## Stored data

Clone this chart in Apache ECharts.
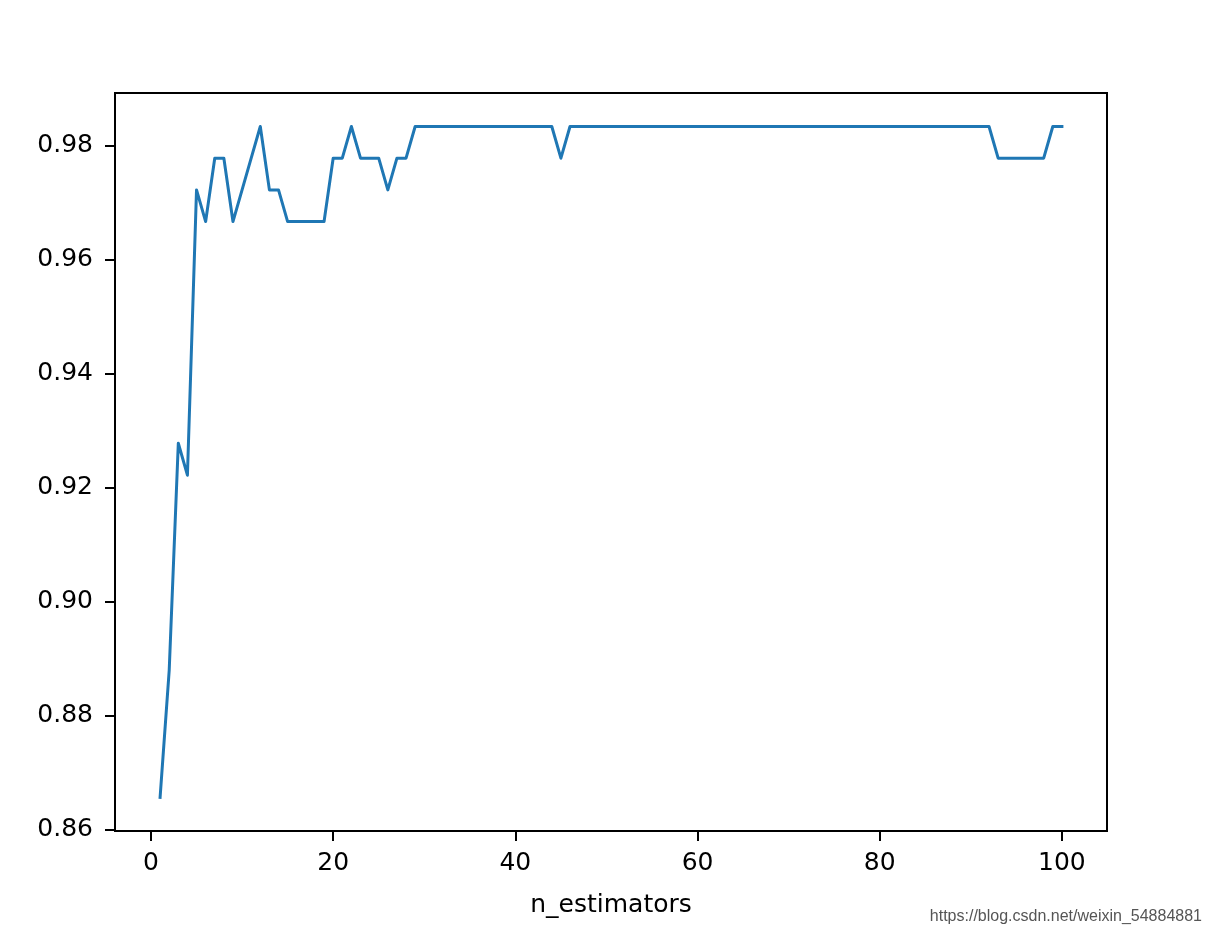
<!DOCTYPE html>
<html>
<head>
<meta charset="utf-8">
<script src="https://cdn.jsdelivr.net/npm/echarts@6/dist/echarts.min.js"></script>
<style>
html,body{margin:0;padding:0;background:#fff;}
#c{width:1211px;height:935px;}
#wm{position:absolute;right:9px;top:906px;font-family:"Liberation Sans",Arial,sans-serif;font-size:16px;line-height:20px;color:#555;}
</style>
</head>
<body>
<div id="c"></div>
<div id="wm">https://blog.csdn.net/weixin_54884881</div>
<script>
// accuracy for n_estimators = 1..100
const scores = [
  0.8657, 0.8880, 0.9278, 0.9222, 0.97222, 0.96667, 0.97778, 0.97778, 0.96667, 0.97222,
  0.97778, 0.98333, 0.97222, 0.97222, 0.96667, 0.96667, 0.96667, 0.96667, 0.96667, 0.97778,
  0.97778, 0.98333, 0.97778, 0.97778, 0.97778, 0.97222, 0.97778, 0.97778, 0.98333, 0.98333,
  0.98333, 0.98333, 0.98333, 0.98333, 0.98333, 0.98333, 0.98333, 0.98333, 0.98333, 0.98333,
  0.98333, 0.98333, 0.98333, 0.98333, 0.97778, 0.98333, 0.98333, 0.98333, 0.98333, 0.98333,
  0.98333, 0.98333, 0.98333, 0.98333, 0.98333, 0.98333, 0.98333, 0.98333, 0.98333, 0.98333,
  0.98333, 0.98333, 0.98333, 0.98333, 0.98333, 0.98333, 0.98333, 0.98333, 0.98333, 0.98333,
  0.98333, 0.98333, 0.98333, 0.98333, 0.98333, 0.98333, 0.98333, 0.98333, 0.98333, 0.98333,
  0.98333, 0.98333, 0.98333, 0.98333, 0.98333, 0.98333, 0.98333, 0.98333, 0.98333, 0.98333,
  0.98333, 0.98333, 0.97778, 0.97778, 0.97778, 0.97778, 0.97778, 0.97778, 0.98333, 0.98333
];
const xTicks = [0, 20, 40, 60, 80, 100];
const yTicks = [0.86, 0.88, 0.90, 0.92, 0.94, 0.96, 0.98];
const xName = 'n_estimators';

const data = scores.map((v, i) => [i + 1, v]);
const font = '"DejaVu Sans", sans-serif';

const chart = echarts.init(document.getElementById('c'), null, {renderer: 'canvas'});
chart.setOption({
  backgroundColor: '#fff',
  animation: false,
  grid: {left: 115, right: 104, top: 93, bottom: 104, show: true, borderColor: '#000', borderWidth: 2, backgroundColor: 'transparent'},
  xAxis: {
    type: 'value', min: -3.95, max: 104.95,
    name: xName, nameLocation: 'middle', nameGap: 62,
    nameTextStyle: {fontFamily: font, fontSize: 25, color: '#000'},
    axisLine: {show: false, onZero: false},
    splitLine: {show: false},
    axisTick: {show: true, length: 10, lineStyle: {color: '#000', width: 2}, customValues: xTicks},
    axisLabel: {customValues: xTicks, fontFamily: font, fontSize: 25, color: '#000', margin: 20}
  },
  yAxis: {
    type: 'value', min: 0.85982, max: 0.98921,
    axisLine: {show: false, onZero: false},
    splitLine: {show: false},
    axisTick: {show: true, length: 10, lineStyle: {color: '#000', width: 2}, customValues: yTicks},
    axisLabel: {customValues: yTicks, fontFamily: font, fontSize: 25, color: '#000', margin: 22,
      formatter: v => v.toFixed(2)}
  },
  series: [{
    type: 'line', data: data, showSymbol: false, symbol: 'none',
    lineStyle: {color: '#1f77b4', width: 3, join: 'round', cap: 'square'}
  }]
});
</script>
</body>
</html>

## Task description
Leave out the pictures and reproduce the rest of the listing exactly.

## Task solution
Clone this chart in Apache ECharts.
<!DOCTYPE html>
<html>
<head>
<meta charset="utf-8">
<script src="https://cdn.jsdelivr.net/npm/echarts@6/dist/echarts.min.js"></script>
<style>
html,body{margin:0;padding:0;background:#fff;}
#c{width:1211px;height:935px;}
#wm{position:absolute;right:9px;top:906px;font-family:"Liberation Sans",Arial,sans-serif;font-size:16px;line-height:20px;color:#555;}
</style>
</head>
<body>
<div id="c"></div>
<div id="wm">https://blog.csdn.net/weixin_54884881</div>
<script>
// accuracy for n_estimators = 1..100
const scores = [
  0.8657, 0.8880, 0.9278, 0.9222, 0.97222, 0.96667, 0.97778, 0.97778, 0.96667, 0.97222,
  0.97778, 0.98333, 0.97222, 0.97222, 0.96667, 0.96667, 0.96667, 0.96667, 0.96667, 0.97778,
  0.97778, 0.98333, 0.97778, 0.97778, 0.97778, 0.97222, 0.97778, 0.97778, 0.98333, 0.98333,
  0.98333, 0.98333, 0.98333, 0.98333, 0.98333, 0.98333, 0.98333, 0.98333, 0.98333, 0.98333,
  0.98333, 0.98333, 0.98333, 0.98333, 0.97778, 0.98333, 0.98333, 0.98333, 0.98333, 0.98333,
  0.98333, 0.98333, 0.98333, 0.98333, 0.98333, 0.98333, 0.98333, 0.98333, 0.98333, 0.98333,
  0.98333, 0.98333, 0.98333, 0.98333, 0.98333, 0.98333, 0.98333, 0.98333, 0.98333, 0.98333,
  0.98333, 0.98333, 0.98333, 0.98333, 0.98333, 0.98333, 0.98333, 0.98333, 0.98333, 0.98333,
  0.98333, 0.98333, 0.98333, 0.98333, 0.98333, 0.98333, 0.98333, 0.98333, 0.98333, 0.98333,
  0.98333, 0.98333, 0.97778, 0.97778, 0.97778, 0.97778, 0.97778, 0.97778, 0.98333, 0.98333
];
const xTicks = [0, 20, 40, 60, 80, 100];
const yTicks = [0.86, 0.88, 0.90, 0.92, 0.94, 0.96, 0.98];
const xName = 'n_estimators';

const data = scores.map((v, i) => [i + 1, v]);
const font = '"DejaVu Sans", sans-serif';

const chart = echarts.init(document.getElementById('c'), null, {renderer: 'canvas'});
chart.setOption({
  backgroundColor: '#fff',
  animation: false,
  grid: {left: 115, right: 104, top: 93, bottom: 104, show: true, borderColor: '#000', borderWidth: 2, backgroundColor: 'transparent'},
  xAxis: {
    type: 'value', min: -3.95, max: 104.95,
    name: xName, nameLocation: 'middle', nameGap: 62,
    nameTextStyle: {fontFamily: font, fontSize: 25, color: '#000'},
    axisLine: {show: false, onZero: false},
    splitLine: {show: false},
    axisTick: {show: true, length: 10, lineStyle: {color: '#000', width: 2}, customValues: xTicks},
    axisLabel: {customValues: xTicks, fontFamily: font, fontSize: 25, color: '#000', margin: 20}
  },
  yAxis: {
    type: 'value', min: 0.85982, max: 0.98921,
    axisLine: {show: false, onZero: false},
    splitLine: {show: false},
    axisTick: {show: true, length: 10, lineStyle: {color: '#000', width: 2}, customValues: yTicks},
    axisLabel: {customValues: yTicks, fontFamily: font, fontSize: 25, color: '#000', margin: 22,
      formatter: v => v.toFixed(2)}
  },
  series: [{
    type: 'line', data: data, showSymbol: false, symbol: 'none',
    lineStyle: {color: '#1f77b4', width: 3, join: 'round', cap: 'square'}
  }]
});
</script>
</body>
</html>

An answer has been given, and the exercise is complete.